La ansiedad de Henríquez Ureña por no acercarse demasiado a la esfera de las consignas políticas mientras al mismo tiempo las implica en el producto de su oficio como intelectual tiene un antecedente preciso en la obra de Matthew Arnold. Del pensador inglés destila Henríquez Ureña la concepción del crítico como ostentador de la "verdad filosófica", especie de don al que se llega a partir de la distancia de éste con respecto a la humanidad pedestre del "hombre práctico". Esta distancia se funda en el ejercicio de una actividad "desinteresada" que permitirá al crítico identificar lo mejor de las ideas de su entorno.
En 1957, otro pensador poco recordado en estos tiempos, el canadiense Northrop Frye, recurrió a esta concepción arnoldiana de cultura para adelantar su visión en torno a la crítica, como se puede apreciar en Anatomy of Criticism, su obra más conocida: "El eje dialéctico de la crítica tiene un polo en la aceptación total de los datos en torno a la literatura y otro en la aceptación total de los posibles valores de esa información.
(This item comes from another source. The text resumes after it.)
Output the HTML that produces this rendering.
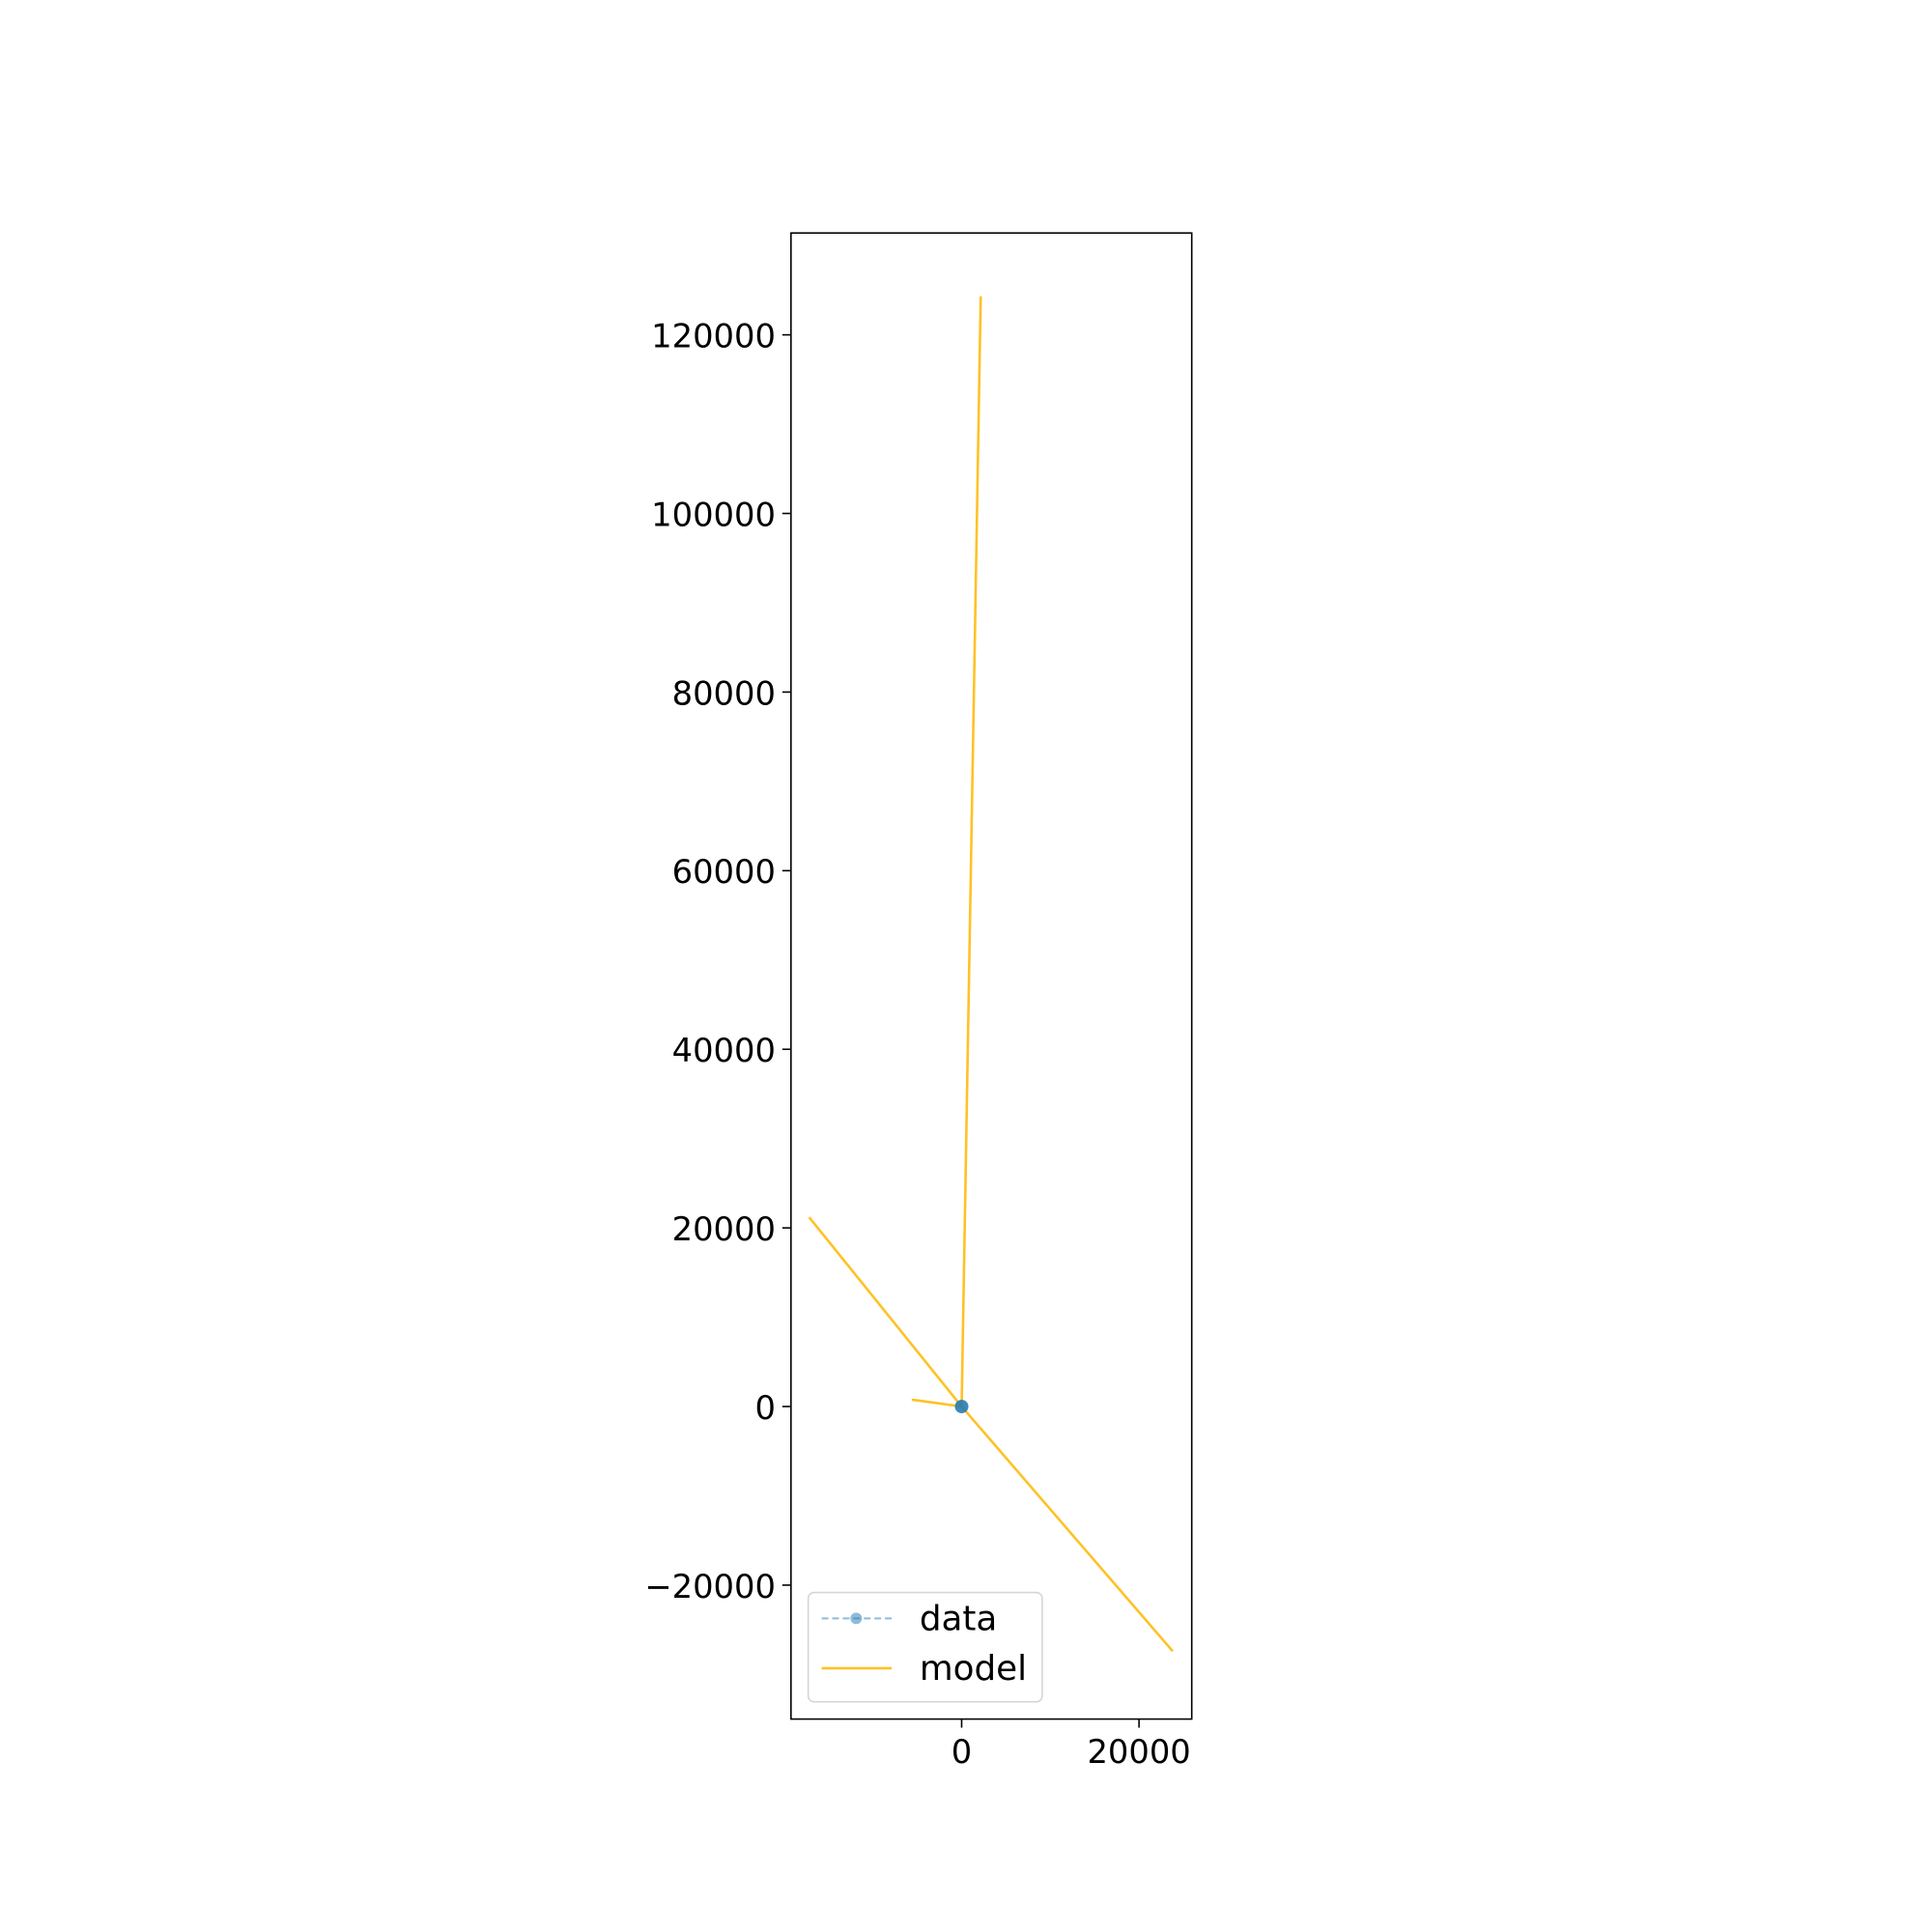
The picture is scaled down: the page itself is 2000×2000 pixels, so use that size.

Este es el verdadero nivel de la cultura y la educación humanista, el fertilizar la vida a través del conocimiento, toda vez que el progreso sistemático de la crítica se traduzca en progreso sistemático del gusto y del intelecto".
Como se ve, tanto para Frye como para Henríquez Ureña el pensamiento de Arnold resuena con claridad: sólo la educación que emana del oficio, bien llevado, de la crítica puede controlar la vorágine social. En el Henríquez Ureña de "La utopía de América" ese impulso pedagógico de cuño clásico es lo que va a sustentar su proyecto intelectual; así lo expresa en otro fragmento de "La utopía de América": "Ensanchemos el campo espiritual: demos el alfabeto a todos los hombres; demos a cada uno los instrumentos mejores para trabajar en bien de todos; esforcémonos por acercarnos a la justicia social y a la libertad verdadera; avancemos, en fin, hacia nuestra utopía".
Este fragmento recoge los principales axiomas de esa utopía ética que Henríquez Ureña parece proponer para Latinoamérica. En la médula de ese discurso lo que resalta es el potencial transformador del sujeto una vez éste, por medio de la educación, adquiere conciencia de su condición de agente del cambio social. Hablando como testigo de las grandes transformaciones fomentadas en el México de Álvaro Obregón, cuando se entregan los muros de la ciudad a los artistas y se ensaya una reforma agraria, el avance hacia la utopía que ambiciona Henríquez Ureña supone lo que se podría entender como una propuesta de democracia radical.
Como sugerí al inicio de mi lectura, "La utopía de América" condensa las posturas políticas e intelectuales que Henríquez Ureña asumió en sus años mexicanos y que marcarían su ideario en los años subsiguientes. Su período argentino, iniciado en 1924 a raíz de sus desavenencias con Vasconcelos y Martín Luis Guzmán, entre otros intelectuales mexicanos, se caracterizó por un paulatino acercamiento al dominio de la acción política que en ocasiones presentó visos de radicalización.